What are your plans for helping your pet survive a disaster? The following information is for dogs and cats. 

●    Identify a safe place to take your pet.
●    Purchase a crate for your pet.
●    Put your name and contact info and your pet's name on top of the crate.
●    Make sure your pet has identification tags. ID should include your pet's name, medical info, and contact info.
●    Practice taking your pet to the designated safe place. What if your family and the crate don't fit in the safe place? You need to know that BEFORE a disaster.
●    Assemble or purchase a pet first aid kit. 
●    Assemble a pet evacuation kit.  
●    Create a plan that a neighbor can implement for your pet if you are not at home when disaster strikes.
●    Research pet-friendly hotels
●    Get your pet microchipped and REGISTER that chip. 
●    Be familiar with pet shelters in case you need to find your pet or take your pet to one following a disaster. Pets are not usually allowed in human public shelters.
●    Learn pet first aid and CPR.
●    Download the ASPCA app. It allows pet owners to store and manage pet medical records.  If you don't download the app, place a copy of your pet's medical records in a zip-lock bag and tape it to the top of the crate.

●    Never leave a pet outside.
●    Take shelter with your pet.
●    Be sure your pets have a collar on with ID information.
●    Separate dogs from cats. Even if they normally get along, anxiety can cause animals to act abnormally. 

●    If you must evacuate, take your pet with you. Left behind pets become lost, injured, or even killed. 
●    Leash your pets when you go outside. Landmarks and familiar scents may be gone or altered. 
●    Check your yard for downed power lines, debris, or other animals.

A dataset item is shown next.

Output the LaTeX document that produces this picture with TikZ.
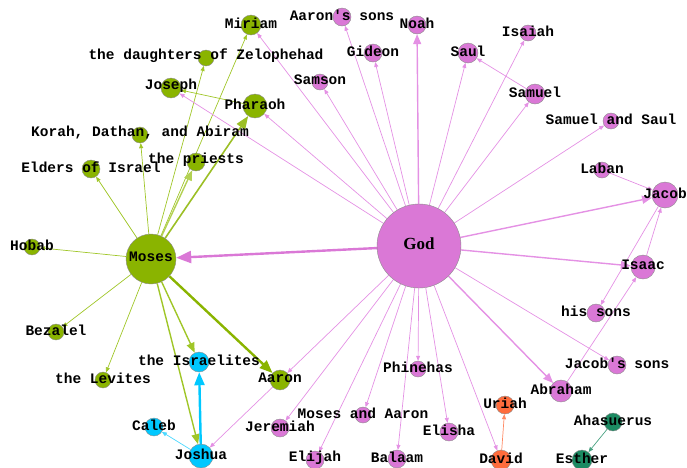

●    When animals are scared or experience anxiety they want to hide. Cats like to have a home base area where all their important resources are available within a short distance. Set up a bed, food/water bowls, and litter tray within one room of the house. Dogs are instinctively denning animals; they find security in having a den-like area to retreat to so ensuring they have a bed - an open mental crate with a blanket over it is ideal. If your pet is hiding, don’t try to drag them out. Allow them to come out in their own time when they feel safe to do so.
●    For severely stressed animals, discuss with your veterinarian the possibility of placing your cat or dog on anti-anxiety medication.
●    Try to change your pet’s perception of the scary situation and link it with something positive, such as a favorite treat or having a game with a favorite toy. Over time this can reduce anxiety levels as the animal associates a previously scary occurrence with something pleasant.
●    Anxious animals often become clingy and follow owners about. Simply ignore clingy behavior and try to interest your pet in another activity.
●    Be very aware of your own anxiety and fears being picked up by your pet. Cats and dogs are masters at reading body language and absorbing stress. As much as possible, try to act calm and confident around your pets.
●    Ensure all interaction with your pet is calm and non-confrontational.
●    If your pet is anxious when you leave home:
1.    Leave an item of your recently worn clothing to give a sense of your presence.
2.    Leave a stereo or television on to aid in a sense of normality and companionship. It also helps to drown out any noises that may cause anxiety.
3.    Leave interactive and food-filled activity toys to encourage mental stimulation – this naturally counteracts stress responses, and an animal that is occupied in mental activity is not easily overwhelmed with negative emotions.